According to federal government statistics, close to two million people in the nation work in the accommodations industry, about 35 percent of them either as maids or housekeepers or as desk clerks. Even if their complementary services, primarily food, generate more revenue than lodging does, such income is classified for census purposes as in the accommodations rather than the food-services subsector.
If I understand the classification system correctly, food jobs are classified according to who runs the food services. The restaurant in a separate building for the planned Saugerties Holiday Inn Express will be owned by its operator, not the hotel owner, the IDA was told by developer Bipin Patel. Full Moon Catering, on the other hand, offers its on-site customers extensive food options (“Of course, the heart of every home is the kitchen,” explains the Full Moon website. “The Café, located at the first floor of the inn, features tasty country buffet breakfasts and lunches for wedding guests…as well as superb dinners for retreats and conferences”), usually as part of the overall wedding-guest package.

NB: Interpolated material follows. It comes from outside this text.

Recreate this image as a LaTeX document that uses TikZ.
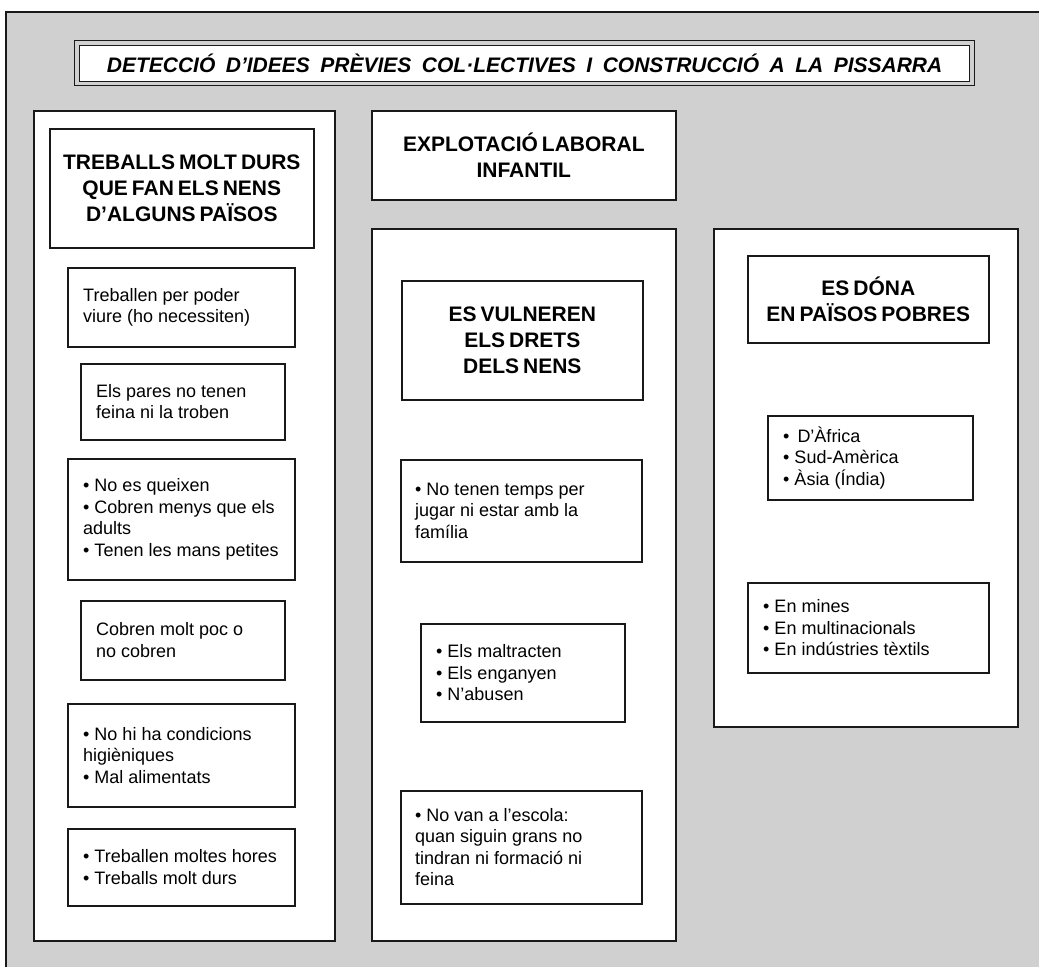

Airbnb and its competitors pose more complex problems for the economic bean-counters. Dealing with the sharing economy strains the capacity not only of the traditional accommodations industry but also of governmental tax collection. While twelve New York State counties are already receiving income from voluntary collection agreements with Airbnb, Ulster County Legislature chairman Ken Ronk says he is waiting for state approval for such agreements, which he says is technically not bed-tax income.
Meanwhile, Tentrr, “the new Airbnb for campers,” has about 50 Catskills-region campsites and is expanding rapidly. How do you tax campsites?

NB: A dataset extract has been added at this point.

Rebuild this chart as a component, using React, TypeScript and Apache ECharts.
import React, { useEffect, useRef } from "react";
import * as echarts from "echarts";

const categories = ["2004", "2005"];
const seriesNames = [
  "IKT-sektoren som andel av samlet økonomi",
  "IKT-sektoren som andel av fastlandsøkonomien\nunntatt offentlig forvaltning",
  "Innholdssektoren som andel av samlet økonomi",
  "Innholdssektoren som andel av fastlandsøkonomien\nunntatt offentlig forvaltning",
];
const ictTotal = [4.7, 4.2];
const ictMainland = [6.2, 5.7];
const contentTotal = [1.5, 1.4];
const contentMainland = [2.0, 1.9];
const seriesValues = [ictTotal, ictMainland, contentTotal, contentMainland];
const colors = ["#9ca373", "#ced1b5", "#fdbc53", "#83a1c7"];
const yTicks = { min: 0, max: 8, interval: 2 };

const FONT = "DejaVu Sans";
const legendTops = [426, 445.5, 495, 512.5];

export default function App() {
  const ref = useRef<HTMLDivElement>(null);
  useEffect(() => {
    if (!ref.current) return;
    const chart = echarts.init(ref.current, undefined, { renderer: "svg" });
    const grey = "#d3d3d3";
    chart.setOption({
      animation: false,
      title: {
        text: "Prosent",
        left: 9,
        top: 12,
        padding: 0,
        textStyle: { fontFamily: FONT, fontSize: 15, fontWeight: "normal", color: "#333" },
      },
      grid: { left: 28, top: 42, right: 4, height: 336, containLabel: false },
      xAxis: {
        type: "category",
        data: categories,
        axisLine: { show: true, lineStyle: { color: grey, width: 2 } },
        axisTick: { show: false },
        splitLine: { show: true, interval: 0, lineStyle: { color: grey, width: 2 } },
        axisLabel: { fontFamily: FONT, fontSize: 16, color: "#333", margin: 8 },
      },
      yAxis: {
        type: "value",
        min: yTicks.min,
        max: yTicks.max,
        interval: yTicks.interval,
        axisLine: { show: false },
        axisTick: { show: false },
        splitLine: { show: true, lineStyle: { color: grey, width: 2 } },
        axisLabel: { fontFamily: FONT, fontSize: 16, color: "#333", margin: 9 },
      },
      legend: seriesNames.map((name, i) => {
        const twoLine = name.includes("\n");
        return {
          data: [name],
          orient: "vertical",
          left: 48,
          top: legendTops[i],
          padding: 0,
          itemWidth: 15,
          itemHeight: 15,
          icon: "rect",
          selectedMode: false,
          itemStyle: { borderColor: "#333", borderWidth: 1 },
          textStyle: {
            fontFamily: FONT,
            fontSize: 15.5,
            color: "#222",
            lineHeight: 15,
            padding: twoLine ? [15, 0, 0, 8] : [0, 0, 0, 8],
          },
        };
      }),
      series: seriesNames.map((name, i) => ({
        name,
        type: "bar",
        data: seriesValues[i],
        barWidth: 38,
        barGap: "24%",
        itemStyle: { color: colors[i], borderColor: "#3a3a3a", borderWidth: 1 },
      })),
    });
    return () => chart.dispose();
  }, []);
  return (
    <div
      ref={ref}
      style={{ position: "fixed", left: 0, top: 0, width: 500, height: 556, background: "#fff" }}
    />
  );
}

What taxes should they pay and who should pay them?
At the present time, there’s space in the expanding marketplace for both traditional and non-traditional accommodations, both of which continue to invest in facilities locally. Revenueyourhotel.com pointed out in a recent analysis that at least three major features differentiate competition from peer-to-peer platforms from competition among traditional hotels. Non-traditionals can quickly scale supply to meet demand, which regular hotels cannot. Non-traditionals can offer a much wider variety of product than the traditionals can. And non-traditionals can expand supply anywhere there are houses rather than in particular zones.
What can the traditionals do? In some areas, they have lowered their prices. As the history of the Catskills mountain houses and the Borscht-Belt resorts have shown, however, that can be a risky strategy. Charging less than one needs to keep one’s stock in good repair is no recipe for continued survival.

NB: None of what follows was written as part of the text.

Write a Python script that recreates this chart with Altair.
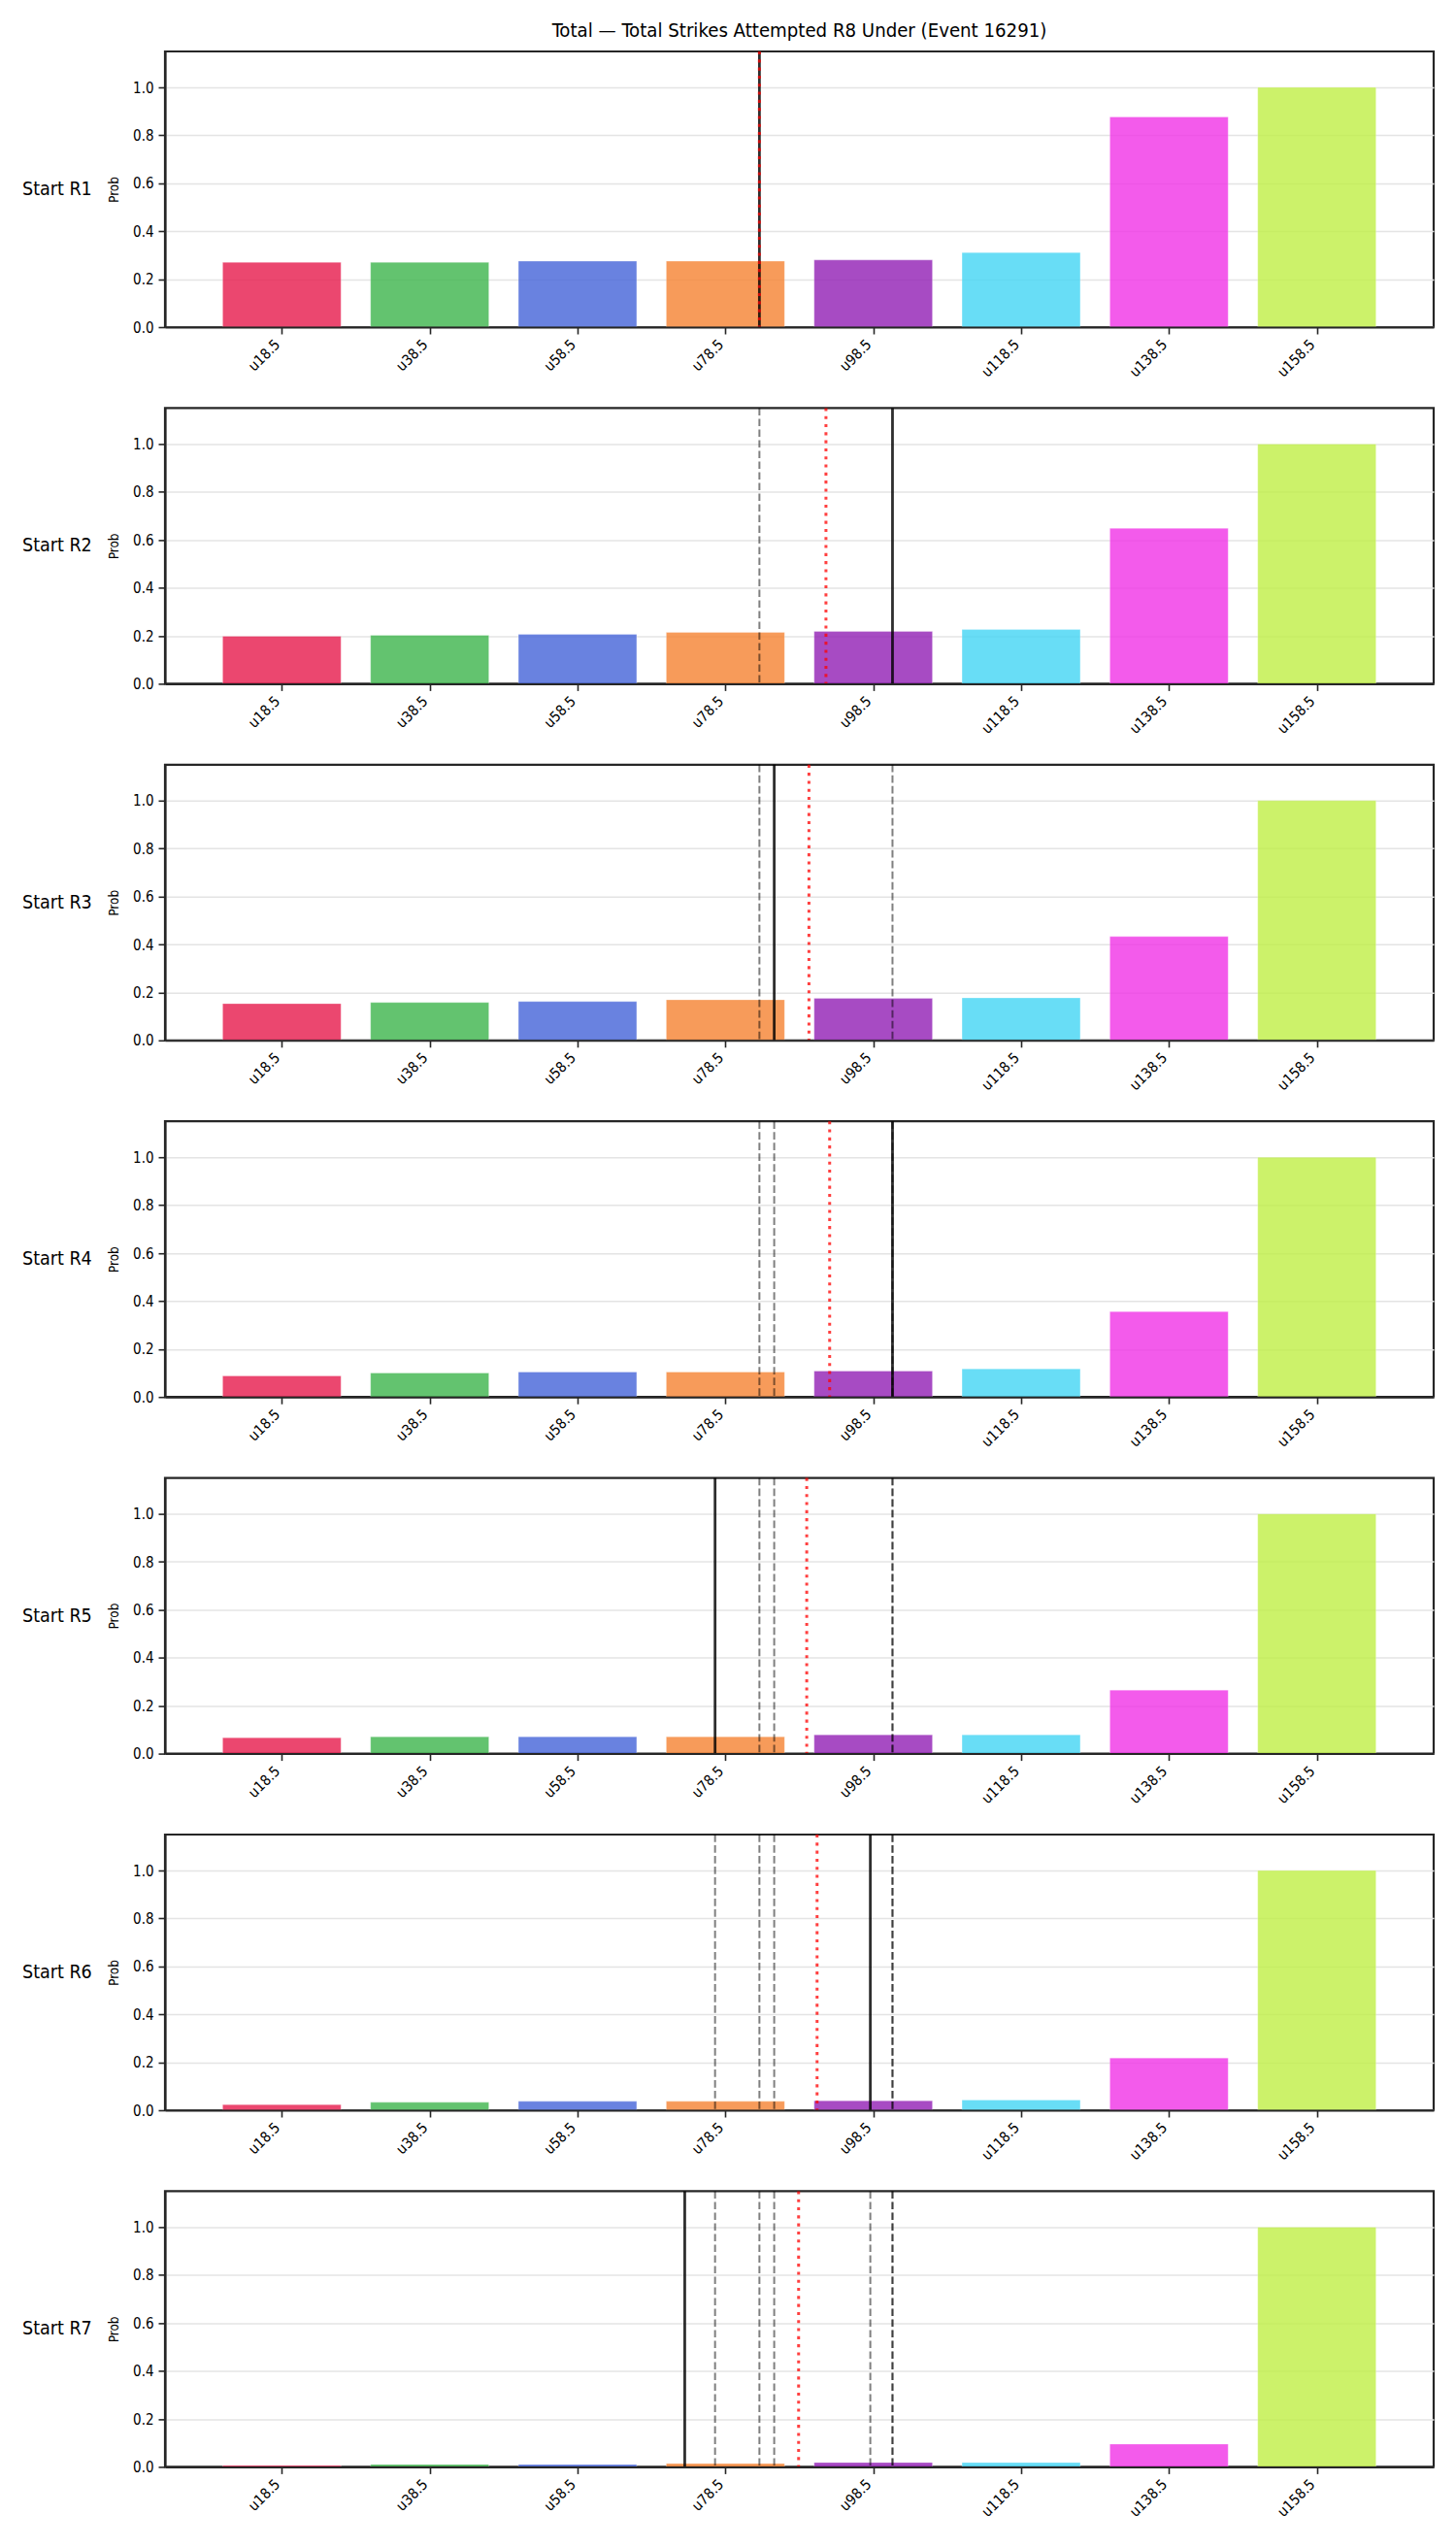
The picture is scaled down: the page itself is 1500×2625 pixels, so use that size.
import altair as alt
import pandas as pd

TITLE = "Total — Total Strikes Attempted R8 Under (Event 16291)"
FONT = "DejaVu Sans Condensed, DejaVu Sans, sans-serif"
SPINE = "#262626"

# strike thresholds (bar centres) and their labels / colours
thresholds = [18.5, 38.5, 58.5, 78.5, 98.5, 118.5, 138.5, 158.5]
categories = ["u18.5", "u38.5", "u58.5", "u78.5", "u98.5", "u118.5", "u138.5", "u158.5"]
bar_colors = ["#e6194b", "#3cb44b", "#4363d8", "#f58231",
              "#911eb4", "#42d4f4", "#f032e6", "#bfef45"]

round_labels = ["Start R1", "Start R2", "Start R3", "Start R4",
                "Start R5", "Start R6", "Start R7"]

# probability of the under at each threshold, per starting round
prob_r1 = [0.270, 0.270, 0.275, 0.275, 0.280, 0.311, 0.877, 1.0]
prob_r2 = [0.198, 0.202, 0.206, 0.214, 0.218, 0.226, 0.648, 1.0]
prob_r3 = [0.153, 0.158, 0.162, 0.169, 0.175, 0.177, 0.433, 1.0]
prob_r4 = [0.088, 0.100, 0.104, 0.104, 0.108, 0.117, 0.356, 1.0]
prob_r5 = [0.066, 0.070, 0.070, 0.070, 0.078, 0.078, 0.265, 1.0]
prob_r6 = [0.023, 0.033, 0.037, 0.037, 0.039, 0.043, 0.218, 1.0]
prob_r7 = [0.006, 0.010, 0.010, 0.014, 0.018, 0.018, 0.095, 1.0]
probs = [prob_r1, prob_r2, prob_r3, prob_r4, prob_r5, prob_r6, prob_r7]

# projected total for each round (solid line) and running mean (red dotted)
projection = [83.1, 101.1, 85.1, 101.1, 77.1, 98.1, 73.0]
running_mean = [83.1, 92.1, 89.8, 92.6, 89.5, 90.9, 88.4]

X_DOMAIN = [2.7, 174.3]
BAR_HALF = 8
W, H = 1307, 284

x_scale = alt.Scale(domain=X_DOMAIN, nice=False, zero=False)
y_scale = alt.Scale(domain=[0, 1.15], nice=False, zero=True)

x_axis = alt.Axis(
    values=thresholds, labelExpr="'u' + datum.value", labelAngle=-45,
    labelAlign="right", labelBaseline="top", labelOffset=-10,
    grid=False, domain=True, domainColor=SPINE, domainWidth=2.0, zindex=1,
    title=None, tickSize=7, tickWidth=1.6, tickColor=SPINE,
    labelFontSize=15, labelPadding=3, labelColor="#000",
)
y_axis = alt.Axis(
    values=[0, 0.2, 0.4, 0.6, 0.8, 1.0], format=".1f", title="Prob",
    grid=True, gridColor="#e4e4e4", gridWidth=1.5,
    domain=True, domainColor=SPINE, domainWidth=2.2,
    tickSize=7, tickWidth=1.6, tickColor=SPINE, labelFontSize=15,
    labelPadding=5, labelColor="#000", titleFontSize=13.5,
    titleFontWeight="normal", titlePadding=12, titleColor="#000",
)


def panel(i):
    bars_df = pd.DataFrame({"centre": thresholds, "cat": categories, "prob": probs[i]})
    bars = (
        alt.Chart(bars_df)
        .transform_calculate(left=f"datum.centre - {BAR_HALF}",
                             right=f"datum.centre + {BAR_HALF}", base="0")
        .mark_rect(fillOpacity=0.8, stroke="white", strokeOpacity=0.45, strokeWidth=0.6)
        .encode(
            x=alt.X("left:Q", scale=x_scale, axis=x_axis),
            x2="right:Q",
            y=alt.Y("prob:Q", scale=y_scale, axis=y_axis),
            y2="base:Q",
            color=alt.Color("cat:N", scale=alt.Scale(domain=categories, range=bar_colors),
                            legend=None),
        )
    )
    layers = [bars]

    # earlier rounds' projections
    if i > 0:
        prev = pd.DataFrame({"pos": projection[:i]})
        layers.append(
            alt.Chart(prev)
            .mark_rule(color="black", opacity=0.5, strokeWidth=2, strokeDash=[7.7, 3.3])
            .encode(x=alt.X("pos:Q", scale=x_scale, title=None))
        )

    cur = pd.DataFrame({"pos": [projection[i]]})
    layers.append(
        alt.Chart(cur)
        .mark_rule(color="black", opacity=0.82, strokeWidth=2.8)
        .encode(x=alt.X("pos:Q", scale=x_scale, title=None))
    )

    mean = pd.DataFrame({"pos": [running_mean[i]]})
    layers.append(
        alt.Chart(mean)
        .mark_rule(color="red", opacity=0.75, strokeWidth=3, strokeDash=[3.1, 5.2])
        .encode(x=alt.X("pos:Q", scale=x_scale, title=None))
    )

    lab = pd.DataFrame({"label": [round_labels[i]]})
    layers.append(
        alt.Chart(lab)
        .mark_text(align="left", baseline="middle", fontSize=19.5, font=FONT, color="#000")
        .encode(text="label:N", x=alt.value(-147), y=alt.value(H / 2))
    )

    return alt.layer(*layers).properties(width=W, height=H)


chart = (
    alt.vconcat(
        *[panel(i) for i in range(len(probs))],
        spacing=83.4,
        bounds="flush",
        title=alt.Title(TITLE, fontSize=20.2, fontWeight="normal", font=FONT,
                        anchor="middle", frame="group", offset=8, color="#000"),
    )
    .configure_view(stroke=SPINE, strokeWidth=2.2)
    .configure_axis(labelFont=FONT, titleFont=FONT)
    .properties(padding={"left": 21, "top": 22, "right": 10, "bottom": 10},
                background="white")
)

chart.save("out.html", embed_options={"renderer": "svg", "actions": False})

On Monday April 17, The New York Times published an article by Katie Benner about plans to combat Airbnb, accusing it of “not playing by the same rules” as the hotel industry. By focusing on the people hurt by home-sharing, the hotel industry’s campaign hopes “to provide a counterweight to Airbnb’s strategy if presenting a unified, working-class face.”
Most customers for the traditional segment of the accommodations industry are looking for a product: a room, and perhaps a meal and a drink. Most clients in the non-traditional segment are looking for an experience, and perhaps a lower price.
“The people whom we are selling to now are experiential,” explained a real-estate manager with whom I attended a meeting this past weekend. “You have to sell them the experience.”
“They’re here already,” confirmed a colleague who’s been in the Greene County accommodations industry for 30 years.